Moreover, the guidelines issued in Chandi Prasad Uniyal v State of Uttarakhand are also hardly ever followed before making the order of recovery. Government employees may times get an idea beforehand that they might be getting an extra payment due to a possible miscalculation and resultantly they have approached the clerks or other officers of their department to make them aware of the same, but they hardly listen unless they get paid some convenience fee from these government employees. Many a time, they don’t even release the post-retirement benefits of these employees unless they sign the NOC for the illegal recoveries they make. These NOCs are used by the government later to defend their illegal recoveries or just to buy some more time in the litigation by making this completely irrelevant argument of the consent of the employee for such recovery through NOC in the court. By the way, such mechanical consents don’t amount to anything in law and can never be used to do something which the courts have themselves prohibited. It’s like a forced waiver of rights that is tried to be shoved on the government employees by the government itself, which has no value in the eyes of law.

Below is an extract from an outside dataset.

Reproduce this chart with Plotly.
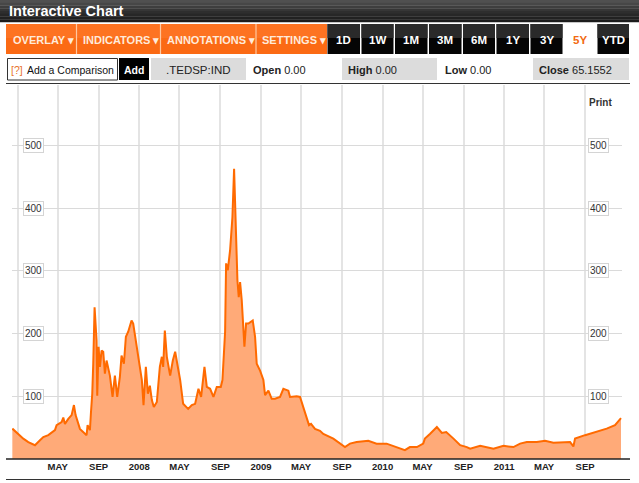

Therefore, this extremely depressing blasphemous, and contemptuous behavior at every stage of the proceedings revolving around recoveries is still being done in huge numbers throughout the nation. Although the litigation has also increased around that and many times the respective orders of recoveries are quashed and these hardworking government employees get their money back as well but these corruption-infested, greed-driven contemnors of the highest courts of India are still not deterred as they should be by now. The courts may be quashing the orders of illegal recoveries but they are not imposing enough penalties or enough strong disciplinary action on the contemnors so as to make these contemnors’ hearts pounce with fear. And till the time judiciary keeps on being soft on these contemnors, “Rafiq Masih” will keep on failing to deliver ‘Complete Justice’ to the people of its own dear country. And the result will continue to be the continuation of the status quo i.e. this organized extortion at the mass level, organized by the government itself in the first place, targeting their own hardworking employees who have probably given all their lives to serve it.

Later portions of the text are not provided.